(di Andrea Bisicchia) – La festa della Passione di Cristo è forse tra le più importante delle altre feste sacramentali, sia per la sua drammaticità che per la potenza della sua rappresentazione. Il teatro medievale nacque con essa nelle forme del Dramma sacro e della Sacra Rappresentazione. Nello stesso tempo, divenne l’argomento princeps della pittura, che l’affrontò ricorrendo all’uso della simbologia e, successivamente, a quello realistico in cui eccelse Masaccio, autore della “Crocifissione” che si trova al museo di Capodimonte, giustamente ritenuta l’antesignana delle Crocifissioni successive che, ciascuna a suo modo, ha dato lettura di quell’evento, ritenuto storico, a cui si è ispirata molta musica sacra.
Il dialogo tra Riccardo Muti e Massimo Cacciari parte dal quadro del Masaccio per arrivare a “Le sette parole di Cristo”, titolo del volume pubblicato dalla casa editrice il Mulino, che, a mio avviso, dovrebbe essere adottato in tutte le scuole per meglio capire in che cosa consista il metodo multidisciplinare e in che modo un’opera d’arte possa essere strumento di analisi, capace di coinvolgere la pittura, la filosofia, la musica.
Il quadro del Masaccio, noto anche per la testa di Cristo senza collo, raffigura il dolore per un figlio ingiustamente crocifisso, ben evidenziato dalla disperazione della madre, ma anche dalla serenità di Giovanni e dalla compostezza della Maddalena, avvolta in un manto rosso, colore della passione. L’immagine raffigurata dal Masaccio ha una tale forza rappresentativa e un tale valore universale, da essere considerata un’icona e, in quanto tale, può essere oggetto di molteplici interpretazioni, ciò accade quando l’opera da esaminare contiene una forza di pensiero difficile da penetrare interamente.
Lo stesso avviene anche in teatro, quando si affida al regista il compito di indagare il contenuto di un testo che, però, sia anche un’opera d’arte e, pertanto, non sempre accessibile nella sua profondità. Anche la “Crocifissione” del Masaccio, grazie alla sua sintassi compositiva, si adatta a una simile esegesi, grazie a due maestri che, attraverso un dialogo, interpretano l’immagine del Masaccio e la drammaticità del racconto che mette in evidenza il valore ontologico del dolore, oltre che per la interpretazione musicale che ne dà Riccardo Muti, grazie alla musica di Haydn.
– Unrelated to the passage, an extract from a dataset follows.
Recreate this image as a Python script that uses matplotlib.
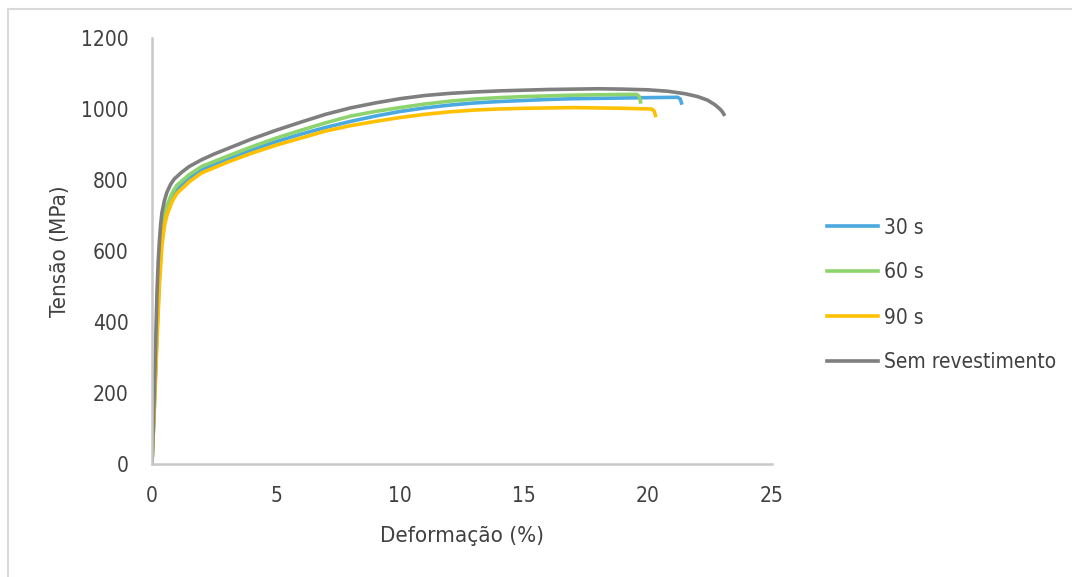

Il dolore si può esprimere attraverso il colore o attraverso la musica, c’è infatti chi sostiene che il colore lo si possa ascoltare, come il silenzio, Eduardo docet. Interpretare significa, per Cacciari, scoprire il suono, sia della parola che del colore, tanto che la “Crocifissione” riesce a conferire al silenzio una ispirazione mistica, un modo di trasfigurare il dramma in elemento musicale e di trasformare il mistero della Croce nel mistero della fede.
Il volume contiene l’analisi musicale di “Le sette parole di Cristo” di Haydn, tratte dai Vangeli di Luca e Giovanni, da “Padre perdona loro perché non sanno quello che fanno” a “Padre nelle tue mani consegno il mio spirito”. Le parole cedono, successivamente, il posto alla musica che, dal maestoso iniziale, attraverso sette stazioni, arriva al vertiginoso “Terremoto” in Do minore (nota alquanto dolente), dove raggiunge vette sublimi, grazie anche a un linguaggio strumentale che riesce a penetrare, nel profondo, il dramma di una umanità intera. Muti spiega, da par suo, in che modo l’opera si sia ispirata alle sette frasi pronunziate da Cristo prima di morire. Mancano le parole riferite da Matteo riguardanti il “Terremoto”, in assenza della Resurrezione.
Consiglierei, prima di leggere il libro, di ascoltare la composizione di Haydn, capace di introdurci in una atmosfera tragica e di condurci allo sconvolgimento finale, dove si rivela il vero potere della musica.
Riccardo Muti, Massimo Cacciari: “Le sette parole di Cristo” – Il Mulino 2020 – pp. 132 – € 12.